The self-policing didn’t work, though.
"That’s just like an alcoholic who thinks he can stop drinking," Thomas said.
Then one day, Thomas’s 6-year-old son walked in as his father was on the computer. A curious child, the boy inquired about the images displayed on the computer screen.
That’s when things started to unravel.
"I never wanted to harm my son," Thomas said, sitting in a small interview room at the Utah State Prison. His eyes search the air, pondering where his addiction had taken him.
"It’s not like I wanted to bring him into my world," he said.
Despite feelings of guilt, Thomas said he continued to show his son the images, not to "set up a molest," he would rationalize, but to educate the boy about what was out there.
"There came a point where he would ask me if he could see it and I would allow him to," Thomas said. "I would say, ’I don’t want you to do these things.’ "
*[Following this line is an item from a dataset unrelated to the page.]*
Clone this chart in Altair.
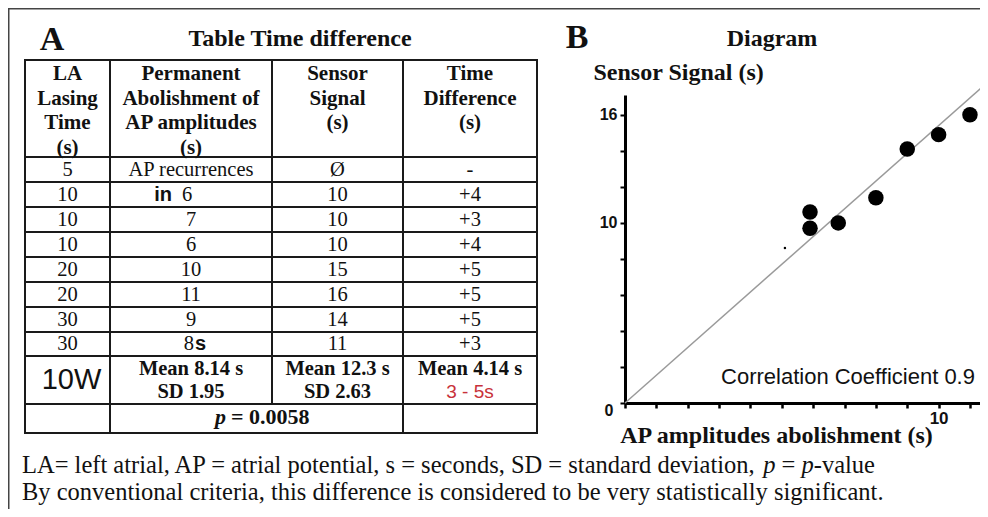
import altair as alt
import pandas as pd

# ---------------- data ----------------
header_labels = ["LA\nLasing\nTime\n(s)",
                 "Permanent\nAbolishment of\nAP amplitudes\n(s)",
                 "Sensor\nSignal\n(s)",
                 "Time\nDifference\n(s)"]
lasing_time = ["5", "10", "10", "10", "20", "20", "30", "30"]
abolishment = ["AP recurrences", "6", "7", "6", "10", "11", "9", "8"]
abolish_prefix = ["", "in", "", "", "", "", "", ""]
abolish_suffix = ["", "", "", "", "", "", "", "s"]
sensor_signal = ["Ø", "10", "10", "10", "15", "16", "14", "11"]
time_difference = ["-", "+4", "+3", "+4", "+5", "+5", "+5", "+3"]
power_label = "10W"
summary_abolish = "Mean 8.14 s\nSD 1.95"
summary_sensor = "Mean 12.3 s\nSD 2.63"
summary_diff_mean = "Mean 4.14 s"
summary_diff_range = "3 - 5s"
p_value_text = "= 0.0058"

ap_abolishment_s = [5.9, 5.9, 6.8, 8, 9, 10, 11]
sensor_signal_s = [10.6, 9.7, 10.0, 11.4, 14.1, 14.9, 16.0]
stray_dot_x = [5.1]
stray_dot_y = [8.6]
fit_x = [0, 11.6]
fit_y = [0, 17.86]
correlation_text = "Correlation Coefficient 0.9"

footer_line1 = "LA= left atrial, AP = atrial potential, s = seconds, SD = standard deviation,"
footer_line2 = "By conventional criteria, this difference is considered to be very statistically significant."

# ---------------- layout ----------------
W, H = 972, 501
SERIF = "Liberation Serif"
SANS = "Liberation Sans"
INK = "#111111"

col_edges = [17, 102, 264, 395, 529]
row_edges = [52, 149, 174, 199, 224, 249, 274, 299, 324, 348, 396, 425]


def tx():
    return alt.Scale(domain=list(range(len(col_edges))), range=col_edges, zero=False, nice=False)


def ty():
    return alt.Scale(domain=list(range(len(row_edges))), range=row_edges, zero=False, nice=False)


def sx():
    return alt.Scale(domain=[0, 11.32], range=[617, 972], zero=False, nice=False)


def sy():
    return alt.Scale(domain=[0, 17.1], range=[395, 87], zero=False, nice=False)


def tpos():
    return dict(x=alt.X("c:Q", scale=tx(), axis=None), y=alt.Y("r:Q", scale=ty(), axis=None))


def label(text, x, y, **mk):
    return alt.Chart(pd.DataFrame({"t": [text]})).mark_text(**mk).encode(
        text="t:N", x=alt.value(x), y=alt.value(y))


layers = []

# frame (top and left edges)
layers.append(alt.Chart(pd.DataFrame({"t": [0]})).mark_rule(color="#444", strokeWidth=1.5).encode(
    x=alt.value(0), x2=alt.value(W), y=alt.value(0.75)))
layers.append(alt.Chart(pd.DataFrame({"t": [0]})).mark_rule(color="#444", strokeWidth=1.5).encode(
    x=alt.value(0.75), y=alt.value(0), y2=alt.value(H)))

# table grid
grid = []
for r in range(len(row_edges)):
    grid.append(dict(c=0, c2=len(col_edges) - 1, r=r, r2=r))
for c in range(len(col_edges)):
    grid.append(dict(c=c, c2=c, r=0, r2=(len(row_edges) - 2) if c == 2 else (len(row_edges) - 1)))
layers.append(alt.Chart(pd.DataFrame(grid)).mark_rule(color="#1a1a1a", strokeWidth=2, strokeCap="square").encode(
    x2="c2:Q", y2="r2:Q", **tpos()))

# header
hdr = pd.DataFrame({"c": [0.5, 1.5, 2.5, 3.5], "r": [0] * 4, "t": header_labels})
layers.append(alt.Chart(hdr).mark_text(font=SERIF, fontWeight="bold", fontSize=21, baseline="top",
                                       lineBreak="\n", lineHeight=24.6, dy=3, color=INK).encode(
    text="t:N", **tpos()))

# body rows
body = []
for i in range(len(lasing_time)):
    r = 1.5 + i
    body.append(dict(c=0.5, r=r, t=lasing_time[i]))
    if not abolish_prefix[i] and not abolish_suffix[i]:
        body.append(dict(c=1.5, r=r, t=abolishment[i]))
    body.append(dict(c=2.5, r=r, t=sensor_signal[i]))
    body.append(dict(c=3.5, r=r, t=time_difference[i]))
layers.append(alt.Chart(pd.DataFrame(body)).mark_text(font=SERIF, fontSize=20.5, baseline="middle",
                                                      color=INK).encode(text="t:N", **tpos()))

# special cells (mixed fonts)
for i in range(len(lasing_time)):
    r = 1.5 + i
    if abolish_prefix[i]:
        layers.append(alt.Chart(pd.DataFrame([dict(c=1.5, r=r, t=abolish_prefix[i])])).mark_text(
            font=SANS, fontWeight="bold", fontSize=20, baseline="middle", align="right", dx=-19,
            color=INK).encode(text="t:N", **tpos()))
        layers.append(alt.Chart(pd.DataFrame([dict(c=1.5, r=r, t=abolishment[i])])).mark_text(
            font=SERIF, fontSize=20.5, baseline="middle", align="left", dx=-9,
            color=INK).encode(text="t:N", **tpos()))
    if abolish_suffix[i]:
        layers.append(alt.Chart(pd.DataFrame([dict(c=1.5, r=r, t=abolishment[i])])).mark_text(
            font=SERIF, fontSize=20.5, baseline="middle", align="right", dx=3,
            color=INK).encode(text="t:N", **tpos()))
        layers.append(alt.Chart(pd.DataFrame([dict(c=1.5, r=r, t=abolish_suffix[i])])).mark_text(
            font=SANS, fontWeight="bold", fontSize=20, baseline="middle", align="left", dx=4,
            color=INK).encode(text="t:N", **tpos()))

# summary row
summ_r = len(lasing_time) + 1.5
layers.append(alt.Chart(pd.DataFrame([dict(c=0.5, r=summ_r, t=power_label)])).mark_text(
    font=SANS, fontSize=29, baseline="middle", dx=4, color=INK).encode(text="t:N", **tpos()))
layers.append(alt.Chart(pd.DataFrame([dict(c=1.5, r=summ_r, t=summary_abolish),
                                      dict(c=2.5, r=summ_r, t=summary_sensor)])).mark_text(
    font=SERIF, fontWeight="bold", fontSize=20.5, baseline="middle", lineBreak="\n", lineHeight=23,
    dy=-11, color=INK).encode(text="t:N", **tpos()))
layers.append(alt.Chart(pd.DataFrame([dict(c=3.5, r=summ_r, t=summary_diff_mean)])).mark_text(
    font=SERIF, fontWeight="bold", fontSize=20.5, baseline="middle", dy=-11,
    color=INK).encode(text="t:N", **tpos()))
layers.append(alt.Chart(pd.DataFrame([dict(c=3.5, r=summ_r, t=summary_diff_range)])).mark_text(
    font=SANS, fontSize=19, baseline="middle", dy=12, color="#c8323a").encode(text="t:N", **tpos()))

# p-value row (merged cell)
p_r = len(lasing_time) + 2.5
layers.append(alt.Chart(pd.DataFrame([dict(c=2, r=p_r, t="p")])).mark_text(
    font=SERIF, fontWeight="bold", fontStyle="italic", fontSize=22, baseline="middle", align="right",
    dx=-46, dy=-2, color=INK).encode(text="t:N", **tpos()))
layers.append(alt.Chart(pd.DataFrame([dict(c=2, r=p_r, t=p_value_text)])).mark_text(
    font=SERIF, fontWeight="bold", fontSize=22, baseline="middle", align="left",
    dx=-41, dy=-2, color=INK).encode(text="t:N", **tpos()))

# ---------------- scatter ----------------
layers.append(alt.Chart(pd.DataFrame({"x": fit_x, "y": fit_y})).mark_line(
    color="#9a9a9a", strokeWidth=1.5).encode(
    x=alt.X("x:Q", scale=sx(), axis=None), y=alt.Y("y:Q", scale=sy(), axis=None)))

layers.append(alt.Chart(pd.DataFrame({"x": stray_dot_x, "y": stray_dot_y})).mark_circle(
    size=6, color="black", opacity=1).encode(
    x=alt.X("x:Q", scale=sx(), axis=None), y=alt.Y("y:Q", scale=sy(), axis=None)))

x_axis = alt.Axis(orient="bottom", offset=395 - H, values=list(range(0, 12)),
                  labelExpr="datum.value == 10 ? datum.label : ''",
                  grid=False, domainColor="black", domainWidth=3, tickColor="black", tickWidth=2.5,
                  tickSize=5, labelFont=SANS, labelFontWeight="bold", labelFontSize=17, labelColor=INK,
                  labelPadding=2, labelBaseline="top",
                  title="AP amplitudes abolishment (s)", titleFont=SERIF, titleFontWeight="bold",
                  titleFontSize=24, titleColor=INK, titleX=768, titleY=32, titleAlign="center",
                  titleBaseline="middle", titleAngle=0)
y_axis = alt.Axis(orient="left", offset=-617, values=list(range(0, 17, 2)),
                  labelExpr="(datum.value == 10 || datum.value == 16) ? datum.label : ''",
                  grid=False, domainColor="black", domainWidth=3, tickColor="black", tickWidth=2,
                  tickSize=5, labelFont=SANS, labelFontWeight="bold", labelFontSize=16, labelColor=INK,
                  labelPadding=3,
                  title="Sensor Signal (s)", titleFont=SERIF, titleFontWeight="bold",
                  titleFontSize=24, titleColor=INK, titleX=-32, titleY=64, titleAlign="left",
                  titleBaseline="middle", titleAngle=0)

layers.append(alt.Chart(pd.DataFrame({"x": ap_abolishment_s, "y": sensor_signal_s})).mark_circle(
    size=240, color="black", opacity=1).encode(
    x=alt.X("x:Q", scale=sx(), axis=x_axis), y=alt.Y("y:Q", scale=sy(), axis=y_axis)))

layers.append(alt.Chart(pd.DataFrame({"x": [0], "y": [0], "t": ["0"]})).mark_text(
    font=SANS, fontWeight="bold", fontSize=16, dx=-16, dy=8, baseline="middle", color=INK).encode(
    text="t:N", x=alt.X("x:Q", scale=sx(), axis=None), y=alt.Y("y:Q", scale=sy(), axis=None)))

layers.append(alt.Chart(pd.DataFrame({"x": [11.16], "y": [1.44], "t": [correlation_text]})).mark_text(
    font=SANS, fontSize=22, align="right", baseline="middle", color=INK).encode(
    text="t:N", x=alt.X("x:Q", scale=sx(), axis=None), y=alt.Y("y:Q", scale=sy(), axis=None)))

# ---------------- titles ----------------
layers.append(label("A", 44, 32, font=SERIF, fontWeight="bold", fontSize=34, baseline="middle", color=INK))
layers.append(label("Table Time difference", 292, 31, font=SERIF, fontWeight="bold", fontSize=24,
                    baseline="middle", color=INK))
layers.append(label("B", 569, 30, font=SERIF, fontWeight="bold", fontSize=34, baseline="middle", color=INK))
layers.append(label("Diagram", 764, 31, font=SERIF, fontWeight="bold", fontSize=24, baseline="middle",
                    color=INK))

# ---------------- footer ----------------
FS = 24.5
FX = 14
layers.append(label(footer_line1, FX, 458, font=SERIF, fontSize=FS, align="left", baseline="middle", color=INK))
layers.append(label("p", FX + 30.253 * FS, 458, font=SERIF, fontStyle="italic", fontSize=FS, align="left",
                    baseline="middle", color=INK))
layers.append(label("=", FX + 31.003 * FS, 458, font=SERIF, fontSize=FS, align="left",
                    baseline="middle", color=INK))
layers.append(label("p", FX + 31.817 * FS, 458, font=SERIF, fontStyle="italic", fontSize=FS, align="left",
                    baseline="middle", color=INK))
layers.append(label("-value", FX + 32.317 * FS, 458, font=SERIF, fontSize=FS, align="left",
                    baseline="middle", color=INK))
layers.append(label(footer_line2, FX, 485, font=SERIF, fontSize=FS, align="left", baseline="middle", color=INK))

chart = alt.layer(*layers).resolve_scale(x="independent", y="independent").resolve_axis(
    x="independent", y="independent").properties(
    width=W, height=H, autosize=alt.AutoSizeParams(type="none"), padding=0, background="white"
).configure_view(stroke=None)

chart.save("out.html", embed_options={"renderer": "svg", "actions": False})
But before long it happened.
Experts say 35 percent to 40 percent of people who deal in child pornography will try to act on their fantasies.
"These people can get addicted to this, and when they do, it leads to desensitization," said Victor Cline, emeritus professor of the University of Utah psychology department. Cline treats sexual addictions.
"After a while, what was shocking and upsetting becomes acceptable," he said. "They escalate and they start searching out stuff that’s more rough and bold. Sooner or later, they start to act out."
Hansen estimates almost all of the 108 child pornography cases his office investigated last year involved pre-pubescent victims. And most of them were linked to other hard-core crimes such as child rape, Hansen said.
"We are seeing pictures of 3- and 4- and 5-year-olds being raped," he said.
The technology has driven a once underground community out into the open, Bell said.
Child pornography can’t be that bad, rationalize some criminals, because the Internet has introduced them to hundreds of others who have exactly the same urges.
Court records show that on Aug. 1, 1999, Thomas sexually abused his son for the first time. The boy was 6 at the time.
The molestation continued for more than one year and included several incidents, according to court records. All of them were too graphic to detail in print.
After arresting Thomas and searching his computer, police found files depicting child pornography involving 6-year-old boys, court records state.
Thomas cooperated with police investigators, pleaded guilty to two first-degree felonies and is now waiting his turn to get into the prison’s sex offender treatment program. That probably won’t happen for several years.
His son is in therapy.
The circles under Thomas’ eyes and his tired face display the effects of living in a physical prison for the past several months and the prison that enslaved him in child pornography for the previous three years.
"I’ve basically traded one prison for another," Thomas said, looking around the small room. "That’s the way I look at it. I was in a prison of my own making."